### Recorded information
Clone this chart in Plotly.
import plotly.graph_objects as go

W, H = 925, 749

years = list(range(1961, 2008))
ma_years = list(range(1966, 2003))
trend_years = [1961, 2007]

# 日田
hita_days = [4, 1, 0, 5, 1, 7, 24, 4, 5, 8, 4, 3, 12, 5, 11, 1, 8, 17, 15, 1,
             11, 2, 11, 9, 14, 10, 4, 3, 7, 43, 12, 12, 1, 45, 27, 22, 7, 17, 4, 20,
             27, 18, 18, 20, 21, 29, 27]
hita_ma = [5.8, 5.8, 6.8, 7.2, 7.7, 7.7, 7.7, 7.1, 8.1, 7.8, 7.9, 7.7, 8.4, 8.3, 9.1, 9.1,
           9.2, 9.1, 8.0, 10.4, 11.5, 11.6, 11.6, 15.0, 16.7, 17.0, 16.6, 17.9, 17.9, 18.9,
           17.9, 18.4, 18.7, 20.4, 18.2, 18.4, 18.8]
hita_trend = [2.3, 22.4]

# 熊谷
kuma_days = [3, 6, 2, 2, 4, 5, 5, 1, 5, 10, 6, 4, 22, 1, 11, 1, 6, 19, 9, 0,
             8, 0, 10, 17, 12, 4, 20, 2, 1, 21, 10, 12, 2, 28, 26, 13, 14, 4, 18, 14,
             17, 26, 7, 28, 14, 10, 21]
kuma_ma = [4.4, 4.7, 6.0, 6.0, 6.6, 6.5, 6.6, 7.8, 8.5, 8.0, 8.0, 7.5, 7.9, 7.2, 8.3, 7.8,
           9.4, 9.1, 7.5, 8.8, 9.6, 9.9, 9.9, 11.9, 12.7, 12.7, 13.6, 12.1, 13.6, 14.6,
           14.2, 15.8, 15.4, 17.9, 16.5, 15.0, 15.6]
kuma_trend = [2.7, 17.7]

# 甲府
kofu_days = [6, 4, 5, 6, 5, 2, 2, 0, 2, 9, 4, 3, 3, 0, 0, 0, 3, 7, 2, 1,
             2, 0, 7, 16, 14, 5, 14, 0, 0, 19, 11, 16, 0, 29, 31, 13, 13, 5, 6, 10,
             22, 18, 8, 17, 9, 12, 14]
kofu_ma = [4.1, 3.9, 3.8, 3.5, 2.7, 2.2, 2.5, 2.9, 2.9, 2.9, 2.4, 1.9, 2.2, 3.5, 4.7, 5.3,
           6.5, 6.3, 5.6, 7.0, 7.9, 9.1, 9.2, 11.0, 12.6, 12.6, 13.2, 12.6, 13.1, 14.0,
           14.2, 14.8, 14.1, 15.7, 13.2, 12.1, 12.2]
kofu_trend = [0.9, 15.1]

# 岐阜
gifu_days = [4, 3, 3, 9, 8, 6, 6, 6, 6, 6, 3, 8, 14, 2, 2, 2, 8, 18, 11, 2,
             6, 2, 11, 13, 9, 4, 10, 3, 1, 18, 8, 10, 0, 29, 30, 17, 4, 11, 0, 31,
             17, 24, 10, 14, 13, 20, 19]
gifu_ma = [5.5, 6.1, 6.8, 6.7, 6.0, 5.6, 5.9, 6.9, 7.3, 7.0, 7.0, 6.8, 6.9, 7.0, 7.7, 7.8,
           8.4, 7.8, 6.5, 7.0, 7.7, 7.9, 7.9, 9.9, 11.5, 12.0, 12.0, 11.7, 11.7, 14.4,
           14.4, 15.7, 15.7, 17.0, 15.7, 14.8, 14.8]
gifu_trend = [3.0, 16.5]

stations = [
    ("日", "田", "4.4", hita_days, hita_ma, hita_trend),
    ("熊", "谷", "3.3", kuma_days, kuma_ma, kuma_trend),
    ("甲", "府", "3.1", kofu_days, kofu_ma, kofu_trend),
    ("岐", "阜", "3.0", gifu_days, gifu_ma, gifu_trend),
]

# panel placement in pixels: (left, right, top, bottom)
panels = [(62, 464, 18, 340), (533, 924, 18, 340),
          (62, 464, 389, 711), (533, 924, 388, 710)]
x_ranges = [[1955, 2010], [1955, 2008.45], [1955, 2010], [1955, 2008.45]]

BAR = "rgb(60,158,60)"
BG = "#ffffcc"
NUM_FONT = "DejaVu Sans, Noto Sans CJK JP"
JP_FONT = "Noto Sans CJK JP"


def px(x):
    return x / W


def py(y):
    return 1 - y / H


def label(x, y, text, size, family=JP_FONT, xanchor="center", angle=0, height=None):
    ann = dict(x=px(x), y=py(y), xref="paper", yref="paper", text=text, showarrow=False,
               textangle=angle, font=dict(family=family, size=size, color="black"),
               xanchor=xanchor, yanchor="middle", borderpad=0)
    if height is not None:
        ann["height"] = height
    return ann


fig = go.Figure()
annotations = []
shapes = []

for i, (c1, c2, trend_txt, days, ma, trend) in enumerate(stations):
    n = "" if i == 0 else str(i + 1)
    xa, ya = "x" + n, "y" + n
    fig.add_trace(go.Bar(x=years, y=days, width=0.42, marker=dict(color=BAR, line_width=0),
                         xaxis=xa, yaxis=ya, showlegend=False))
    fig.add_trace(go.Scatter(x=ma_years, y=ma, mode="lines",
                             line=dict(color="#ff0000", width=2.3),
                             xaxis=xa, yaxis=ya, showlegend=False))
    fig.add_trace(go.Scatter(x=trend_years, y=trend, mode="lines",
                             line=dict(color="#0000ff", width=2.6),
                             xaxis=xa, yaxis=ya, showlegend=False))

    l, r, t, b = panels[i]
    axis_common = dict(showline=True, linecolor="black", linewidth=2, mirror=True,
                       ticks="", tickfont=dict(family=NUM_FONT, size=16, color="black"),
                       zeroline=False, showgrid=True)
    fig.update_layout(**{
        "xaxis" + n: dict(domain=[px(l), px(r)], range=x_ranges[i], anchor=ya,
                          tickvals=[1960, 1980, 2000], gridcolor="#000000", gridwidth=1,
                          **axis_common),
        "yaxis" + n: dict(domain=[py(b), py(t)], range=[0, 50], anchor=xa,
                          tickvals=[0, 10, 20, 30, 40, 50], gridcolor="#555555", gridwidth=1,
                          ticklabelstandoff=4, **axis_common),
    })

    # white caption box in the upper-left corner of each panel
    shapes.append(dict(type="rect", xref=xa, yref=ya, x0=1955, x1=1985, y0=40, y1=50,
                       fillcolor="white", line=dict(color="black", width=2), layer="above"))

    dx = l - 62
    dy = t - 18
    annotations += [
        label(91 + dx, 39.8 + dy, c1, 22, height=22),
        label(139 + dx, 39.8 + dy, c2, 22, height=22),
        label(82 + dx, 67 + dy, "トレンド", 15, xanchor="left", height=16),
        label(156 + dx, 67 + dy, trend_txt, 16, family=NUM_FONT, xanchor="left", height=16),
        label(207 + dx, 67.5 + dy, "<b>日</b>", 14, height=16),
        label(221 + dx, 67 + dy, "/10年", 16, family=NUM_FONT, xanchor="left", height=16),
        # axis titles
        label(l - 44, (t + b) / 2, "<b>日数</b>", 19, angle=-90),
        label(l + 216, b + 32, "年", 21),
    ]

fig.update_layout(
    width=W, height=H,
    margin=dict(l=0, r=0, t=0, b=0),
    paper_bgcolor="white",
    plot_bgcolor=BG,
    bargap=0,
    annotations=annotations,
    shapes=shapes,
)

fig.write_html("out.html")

### Challenge
Everything from the first line of the material through the line containing "gifu_trend = [3.0, 16.5]" is to be printed exactly; lines after that are to be left out.

### Task response
Clone this chart in Plotly.
import plotly.graph_objects as go

W, H = 925, 749

years = list(range(1961, 2008))
ma_years = list(range(1966, 2003))
trend_years = [1961, 2007]

# 日田
hita_days = [4, 1, 0, 5, 1, 7, 24, 4, 5, 8, 4, 3, 12, 5, 11, 1, 8, 17, 15, 1,
             11, 2, 11, 9, 14, 10, 4, 3, 7, 43, 12, 12, 1, 45, 27, 22, 7, 17, 4, 20,
             27, 18, 18, 20, 21, 29, 27]
hita_ma = [5.8, 5.8, 6.8, 7.2, 7.7, 7.7, 7.7, 7.1, 8.1, 7.8, 7.9, 7.7, 8.4, 8.3, 9.1, 9.1,
           9.2, 9.1, 8.0, 10.4, 11.5, 11.6, 11.6, 15.0, 16.7, 17.0, 16.6, 17.9, 17.9, 18.9,
           17.9, 18.4, 18.7, 20.4, 18.2, 18.4, 18.8]
hita_trend = [2.3, 22.4]

# 熊谷
kuma_days = [3, 6, 2, 2, 4, 5, 5, 1, 5, 10, 6, 4, 22, 1, 11, 1, 6, 19, 9, 0,
             8, 0, 10, 17, 12, 4, 20, 2, 1, 21, 10, 12, 2, 28, 26, 13, 14, 4, 18, 14,
             17, 26, 7, 28, 14, 10, 21]
kuma_ma = [4.4, 4.7, 6.0, 6.0, 6.6, 6.5, 6.6, 7.8, 8.5, 8.0, 8.0, 7.5, 7.9, 7.2, 8.3, 7.8,
           9.4, 9.1, 7.5, 8.8, 9.6, 9.9, 9.9, 11.9, 12.7, 12.7, 13.6, 12.1, 13.6, 14.6,
           14.2, 15.8, 15.4, 17.9, 16.5, 15.0, 15.6]
kuma_trend = [2.7, 17.7]

# 甲府
kofu_days = [6, 4, 5, 6, 5, 2, 2, 0, 2, 9, 4, 3, 3, 0, 0, 0, 3, 7, 2, 1,
             2, 0, 7, 16, 14, 5, 14, 0, 0, 19, 11, 16, 0, 29, 31, 13, 13, 5, 6, 10,
             22, 18, 8, 17, 9, 12, 14]
kofu_ma = [4.1, 3.9, 3.8, 3.5, 2.7, 2.2, 2.5, 2.9, 2.9, 2.9, 2.4, 1.9, 2.2, 3.5, 4.7, 5.3,
           6.5, 6.3, 5.6, 7.0, 7.9, 9.1, 9.2, 11.0, 12.6, 12.6, 13.2, 12.6, 13.1, 14.0,
           14.2, 14.8, 14.1, 15.7, 13.2, 12.1, 12.2]
kofu_trend = [0.9, 15.1]

# 岐阜
gifu_days = [4, 3, 3, 9, 8, 6, 6, 6, 6, 6, 3, 8, 14, 2, 2, 2, 8, 18, 11, 2,
             6, 2, 11, 13, 9, 4, 10, 3, 1, 18, 8, 10, 0, 29, 30, 17, 4, 11, 0, 31,
             17, 24, 10, 14, 13, 20, 19]
gifu_ma = [5.5, 6.1, 6.8, 6.7, 6.0, 5.6, 5.9, 6.9, 7.3, 7.0, 7.0, 6.8, 6.9, 7.0, 7.7, 7.8,
           8.4, 7.8, 6.5, 7.0, 7.7, 7.9, 7.9, 9.9, 11.5, 12.0, 12.0, 11.7, 11.7, 14.4,
           14.4, 15.7, 15.7, 17.0, 15.7, 14.8, 14.8]
gifu_trend = [3.0, 16.5]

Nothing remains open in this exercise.